Admit it. The first time you got over the hump and signed up for Twitter, you freaked out. All you could think about were those four seemingly invasive, yet all too vague words:
What are you doing?
The thought process then may have gone something like this…
What am I doing?! Me?!!
Well, I’m typing for starters. Now I’m eating my sandwich for lunch. Now I’m watching TV. Umm, why did I sign up for this stupid site? Twitter, you’re done, so long.
Just before tossing Twitter to the social media graveyard you had the big Ah-Ha moment.
You realized that Twitter is really only partially about you and instead discovered that it’s all about connecting to others through meaningful interactions and conversations. Unfortunately, many others (whether they be clients, your friends, boss, etc.) never make it to the Ah-Ha moment and here’s why.

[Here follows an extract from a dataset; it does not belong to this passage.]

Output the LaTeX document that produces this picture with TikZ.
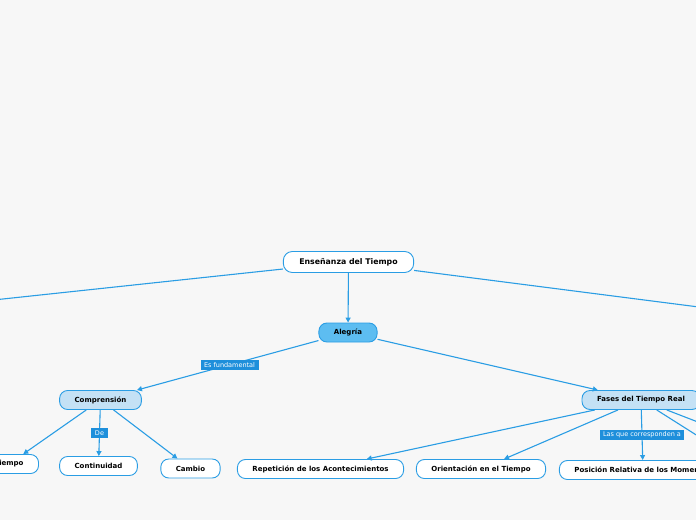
\documentclass[tikz,border=0pt]{standalone}
\usepackage{fontspec}
\setmainfont{DejaVu Sans}
\usetikzlibrary{arrows.meta, positioning}

\definecolor{mapblue}{HTML}{2A9DE4}
\definecolor{mapdark}{HTML}{1E8FDB}
\definecolor{mapmid}{HTML}{5DBDF1}
\definecolor{maplight}{HTML}{C4E1F5}
\definecolor{mapbg}{HTML}{F7F7F7}

\tikzset{
  topic/.style={draw=mapblue, line width=0.9pt, rounded corners=9pt, fill=white,
                font=\bfseries\fontsize{7.8}{9}\selectfont, minimum height=21pt, inner xsep=16pt},
  maintopic/.style={draw=mapblue, line width=0.9pt, rounded corners=8pt, fill=mapmid,
                font=\bfseries\fontsize{7}{8}\selectfont, minimum height=19pt, inner xsep=15pt},
  subtopic/.style={draw=mapblue, line width=0.9pt, rounded corners=8pt, fill=maplight,
                font=\bfseries\fontsize{7}{8}\selectfont, minimum height=19pt, inner xsep=15pt},
  leaf/.style={draw=mapblue, line width=0.9pt, rounded corners=8pt, fill=white,
                font=\bfseries\fontsize{7}{8}\selectfont, minimum height=19pt, inner xsep=15pt},
  linklabel/.style={fill=mapdark, text=white, font=\fontsize{6.5}{7.5}\selectfont,
                inner xsep=3.5pt, inner ysep=2.3pt},
  link/.style={draw=mapblue, line width=1.1pt, -{Triangle[length=5pt, width=5pt]}}
}

\begin{document}
\begin{tikzpicture}[x=1pt, y=-1pt]
  % page and background
  \useasboundingbox (0,0) rectangle (696,520);
  \fill[mapbg] (0,0) rectangle (696,520);

  % nodes
  \node[topic] (root) at (348.5,262) {Enseñanza del Tiempo};
  \node[maintopic] (alegria) at (348,332.5) {Alegría};
  \node[subtopic] (comprension) at (100.5,400) {Comprensión};
  \node[subtopic] (fases) at (641,400) {Fases del Tiempo Real};

  \node[leaf] (tiempo) at (9,464) {Tiempo};
  \node[leaf] (continuidad) at (98.5,466) {Continuidad};
  \node[leaf] (cambio) at (190.5,468.5) {Cambio};
  \node[leaf] (repeticion) at (320.5,469) {Repetición de los Acontecimientos};
  \node[leaf] (orientacion) at (481,469) {Orientación en el Tiempo};
  \node[leaf] (posicion) at (643,470) {Posición Relativa de los Momentos};

  % branches leaving the page
  \coordinate (offleft) at (-100,310);
  \coordinate (offright) at (800,320);
  \coordinate (offfasesa) at (760,446);
  \coordinate (offfasesb) at (720,450);

  % connectors
  \draw[link] (root) -- (offleft);
  \draw[link] (root) -- (offright);
  \draw[link] (root) -- (alegria);
  \draw[link] (alegria) -- node[linklabel, pos=0.49] {Es fundamental} (comprension);
  \draw[link] (alegria) -- (fases);

  \draw[link] (comprension) -- (tiempo);
  \draw[link] (comprension) -- node[linklabel] {De} (continuidad);
  \draw[link] (comprension) -- (cambio);

  \draw[link] (fases) -- (repeticion);
  \draw[link] (fases) -- (orientacion);
  \draw[link] (fases) -- node[linklabel] {Las que corresponden a} (posicion);
  \draw[link] (fases) -- (offfasesa);
  \draw[link] (fases) -- (offfasesb);
\end{tikzpicture}
\end{document}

Twitter Starts You Off Alone
Nobody likes to be the loner at the party talking to themselves in the corner. Unfortunately, like most social networking sites, you need to do a bit of work to connect and meet others. That’s called relationship-building and it entails the exact same communication principals required to make offline friends.
Twitter Makes You Study
Yup, I said it. I don’t care if you’re currently in college, already have an MBA, Ph.D. or SMM (that’s a Social Media Masters degree, what you haven’t heard of it?). If you join Twitter, it’s back to school. As with any social media tool or platform, there is established etiquette and social rules for interacting.
Remember how you raised your hand to ask a question in class? Learn the rules so you’re not standing out for the wrong reasons.
Twitter is Viewed As a Popularity Contest
Despite what some may think, I promise you it’s not. Don’t be intimidated by users that have thousands of followers! There is a reason they have thousands of followers and it’s likely because they A) have been on Twitter since its inception B) get how to use the site effectively for its intended purpose and are viewed as a valuable contact/resource by other users.
The important point being that you focus on Quality over Quantity. Dave Fleet did a good post on this topic and given how the Web continues to tailor towards niche communities and interests, it’s key that you follow and engage with other users that share your similar interests. It’s all about the quality of content and engagement that another user provides.
Twitter is a Real-Time Stream
Correct, which makes it valuable in so many different ways. Does that mean that your eyes need to be glued to the site all day? Nope. Check out this previous post (which will lead you to a collective three posts) on using the site effectively and efficiently. Desktop applications keep monitoring easy and checking in/engaging a few times throughout the day is plenty sufficient.
I Can Barely Spell My Name With 140 Characters
Which is why Twitter is known as micro-blogging. Brevity is king and it forces you to be creative in using the site. Lucky for you, there is an incredible blogger named Darren Rowse over at TwiTip that provides free insight to help answer the big “how” and “why” Twitter questions swirling in your head.
Twitter is Just ANOTHER Social Media Site
I imagine someone once said this about Facebook, which now boasts 150 million users. Twitter isn’t quite there, but it encompasses so many key components that have helped open new doors and propel online communications for PR/Marketing pros. Sure, another new site or Twitter 2.0 may pop up but as I noted in my ‘08 trends recap, I anticipate 2009 to be a big growth year for the site.
Feel free to add any additional reasons you feel Twitter is intimidating to others below.
Hopefully you’ve already reached your Ah-Ha moment and are heading into a tweet’n good year.